Nobel per la fisica 2015, per la quarta volta il Neutrino

Takaaki Kajita dell’Università di Tokio e Arthur McDonald della Queen’s University a Kingston, Canada, hanno vinto il Nobel della Fisica per le loro ricerche sul neutrino risalenti al 1998.

Questa è la quarta volta che il neutrino si aggiudica il premio Nobel: 1988, 1995, 2002.

I due ricercatori hanno dimostrato che questa strana particella -priva di carica elettrica e che interagisce pochissimo con la materia ordinaria – oscilla tra tre diverse forme, o per meglio dire stati o sapori come amano definirli i fisici, assumendo tipologie diverse; perciò non può essere priva di massa come era stato ipotizzato in un primo tempo.

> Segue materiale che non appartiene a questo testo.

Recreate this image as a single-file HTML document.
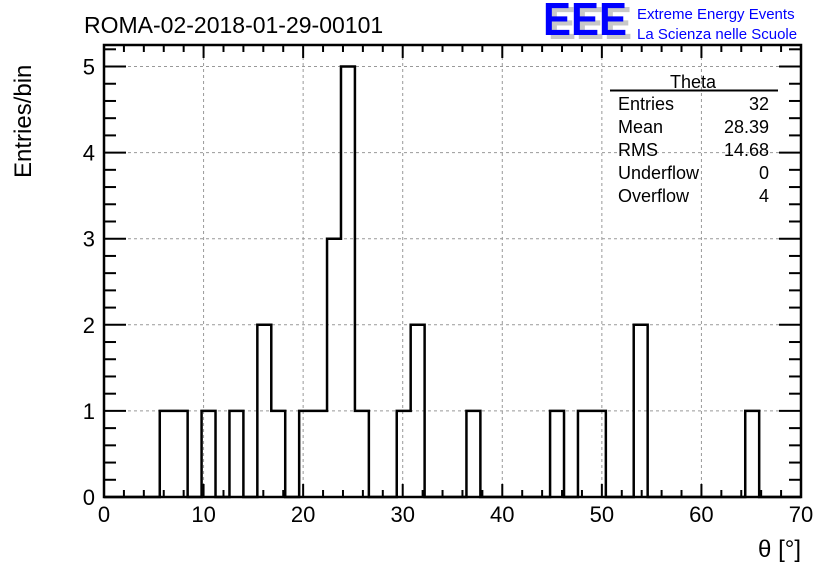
<!DOCTYPE html>
<html><head><meta charset="utf-8"><style>
body{margin:0;background:#fff}
svg{display:block;font-family:"Liberation Sans",Arial,sans-serif}
</style></head><body>
<svg id="chart" width="836" height="572" viewBox="0 0 836 572" xmlns="http://www.w3.org/2000/svg">
<rect width="836" height="572" fill="#fff"/>
<g id="grid"></g>
<g id="hist"></g>
<g id="axes"></g>
<text x="84" y="33" font-size="23">ROMA-02-2018-01-29-00101</text>
<g>
<text x="548" y="39" font-size="46" font-weight="bold" fill="#c8c8c8" textLength="84" lengthAdjust="spacingAndGlyphs">EEE</text>
<text x="543" y="35" font-size="46" font-weight="bold" fill="#0000ff" textLength="84" lengthAdjust="spacingAndGlyphs">EEE</text>
<text x="637" y="19" font-size="15" fill="#0000ff">Extreme Energy Events</text>
<text x="637" y="39" font-size="15" fill="#0000ff">La Scienza nelle Scuole</text>
</g>
<g font-size="18">
<text x="693" y="88" text-anchor="middle">Theta</text>
<line x1="610" y1="90.5" x2="778" y2="90.5" stroke="#000" stroke-width="2"/>
<text x="618" y="110">Entries</text><text x="769" y="110" text-anchor="end">32</text>
<text x="618" y="133">Mean</text><text x="769" y="133" text-anchor="end">28.39</text>
<text x="618" y="156">RMS</text><text x="769" y="156" text-anchor="end">14.68</text>
<text x="618" y="179">Underflow</text><text x="769" y="179" text-anchor="end">0</text>
<text x="618" y="202">Overflow</text><text x="769" y="202" text-anchor="end">4</text>
</g>
<text transform="translate(31,178) rotate(-90)" font-size="24">Entries/bin</text>
<text x="801" y="557" text-anchor="end" font-size="24">θ [°]</text>
</svg>
<script>
const binWidth = 1.4;
const binIndices = [4,5,7,9,11,12,14,15,16,17,18,21,22,26,32,34,35,38,46];
const binCounts  = [1,1,1,1,2,1,1,1,3,5,1,1,2,1,1,1,1,2,1];
const xTickLabels = ["0","10","20","30","40","50","60","70"];
const yTickLabels = ["0","1","2","3","4","5"];

const L=104,R=801,T=45,B=497, XMAX=70, YMAX=5.25;
const sx=v=>L+(v/XMAX)*(R-L);
const sy=v=>B-(v/YMAX)*(B-T);
const NS="http://www.w3.org/2000/svg";
function mk(tag,attrs,parent){const e=document.createElementNS(NS,tag);for(const k in attrs)e.setAttribute(k,attrs[k]);parent.appendChild(e);return e;}
const grid=document.getElementById('grid'),hist=document.getElementById('hist'),axes=document.getElementById('axes');

// grid
xTickLabels.forEach(t=>{const v=+t;if(v>0&&v<XMAX){const l=mk('line',{x1:sx(v),x2:sx(v),y1:T,y2:B,stroke:'#999','stroke-dasharray':'3,3'},grid);

}});
yTickLabels.forEach(t=>{const v=+t;if(v>0){const l=mk('line',{x1:L,x2:R,y1:sy(v),y2:sy(v),stroke:'#999','stroke-dasharray':'3,3'},grid);

}});

// histogram outline
const counts=new Array(Math.round(XMAX/binWidth)).fill(0);
binIndices.forEach((b,i)=>counts[b]=binCounts[i]);
let d=`M${sx(0)},${sy(0)}`;
counts.forEach((c,i)=>{d+=` L${sx(i*binWidth)},${sy(c)} L${sx((i+1)*binWidth)},${sy(c)}`;});
d+=` L${sx(XMAX)},${sy(0)}`;
const p=mk('path',{d:d,fill:'none',stroke:'#000','stroke-width':2.5},hist);



// frame
const fr=mk('rect',{x:L,y:T,width:R-L,height:B-T,fill:'none',stroke:'#000','stroke-width':2.5},axes);



// x ticks
for(let v=0;v<=XMAX;v+=2){const major=v%10===0,len=major?13:7;
mk('line',{x1:sx(v),x2:sx(v),y1:B,y2:B-len,stroke:'#000','stroke-width':2},axes);
mk('line',{x1:sx(v),x2:sx(v),y1:T,y2:T+len,stroke:'#000','stroke-width':2},axes);}
xTickLabels.forEach(t=>{const e=mk('text',{x:sx(+t),y:522,'text-anchor':'middle','font-size':22},axes);e.textContent=t;

});
// y ticks
for(let k=0;k<=26;k++){const v=k*0.2;if(v>YMAX)break;const major=k%5===0,len=major?22:12;
mk('line',{x1:L,x2:L+len,y1:sy(v),y2:sy(v),stroke:'#000','stroke-width':2},axes);
mk('line',{x1:R,x2:R-len,y1:sy(v),y2:sy(v),stroke:'#000','stroke-width':2},axes);}
yTickLabels.forEach(t=>{const e=mk('text',{x:95,y:sy(+t)+8,'text-anchor':'end','font-size':22},axes);e.textContent=t;

});
</script>
</body></html>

La sua esistenza fu introdotta teoricamente dal fisico Wolfgang Pauli nel 1930, ma la prima osservazione arrivò molti anni dopo, nel 1956.

Ogni secondo di ogni giorno un flusso di neutrini ( più di sei trilioni) provenienti dal sole e dallo spazio ci passano attraverso senza che noi ce ne accorgiamo.

Takaaki Kajita dell’Università di Tokio e Arthur McDonald della Queen’s University di Kingston
Takaaki Kajita dell’Università di Tokio e Arthur McDonald della Queen’s University di Kingston

Ma perché questa particella imprendibile suscita tanto interesse?

Si può considerare una specie di jolly che lega la fisica delle particelle all’astrofisica; sfuggente, inafferrabile è presente sulla terra negli acceleratori- tipo quello del Cern a Ginevra-, sul Sole, nell’atmosfera e negli spazi più remoti dell’universo all’inizio della sua formazione.

Proprio per il fatto di essere praticamente insensibile a qualunque tipo di interazioni con la materia, è testimone di un passato da brivido, protagonista indiscusso di eventi grandiosi come l’esplosione di supernove e collassi gravitazionali ed è quindi essenziale per la comprensione della natura sia su scala microscopica che su scala macroscopica.

E potrebbe fornirci informazioni preziose sulla anomalia tra materia e antimateria che è attualmente uno dei settori di indagine d’avanguardia.

Ma riuscire a osservare i neutrini non è né comodo né facile.

Innanzi tutto si è costretti a lavorare   in laboratori sotterranei dove gli effetti di disturbo dei raggi cosmici vengono schermati da chilometri di roccia.

Poi occorre avere rivelatori molto grandi e costosi e tanta, tanta pazienza.

E non è finita.

Perché quando Ray Davis nel 1970 in un laboratorio del Sud Dakota situato in una miniera abbandonata osservò i neutrini solari, si rese conto immediatamente che i conti non tornavano, dal momento che ce n’erano circa un terzo di quelli previsti.

Quindi o la teoria che spiegava il funzionamento del nostro Sole era da rivedere, oppure l’esperimento era sbagliato, oppure si doveva rivedere lo schema che spiegava la struttura delle particelle elementare, il cosiddetto Modello Standard, che prevedeva massa nulla per il neutrino.

Questo era infatti l’errore.

Il mistero venne risolto quando, grazie a rivelatori molto sensibili e a molte misure e osservazioni, i due premi Nobel riuscirono a capire che i neutrini mancanti non erano in realtà mancanti ma durante il tragitto tra il sole e il rivelatore cambiavano identità presentandosi sotto un’ altra forma.

Ci sono quindi tre tipi di neutrini legati a tre particelle elementari ( elettrone, muone, tau) che si trasformano uno nell’altro, e se così è, la massa del neutrino non può essere nulla.

L’ ipotesi dei tre tipi di neutrino era già stata avanzata a metà del secolo scorso da un grande scienziato italiano, Bruno Pontecorvo che abbandonata l’Italia e il gruppo di Fermi durante l’ultima guerra, visse e lavorò in Unione Sovietica fino alla fine degli anni Ottanta, e conferma inoltre l’idea di un altro grandissimo scienziato italiano, Ettore Majorana, che fin dal 1937 aveva previsto che il neutrino era dotato di massa, piccola ma significativa.

Come se non bastasse in Italia, presso il laboratori INFN del Gran Sasso un esperimento recente ha dimostrato che un fascio di neutrini sparato dal Cern ha percorso indisturbato sottoterra circa ottocento chilometri che separano Ginevra dal laboratorio italiano trasformandosi durante il tragitto da un tipo in un altro.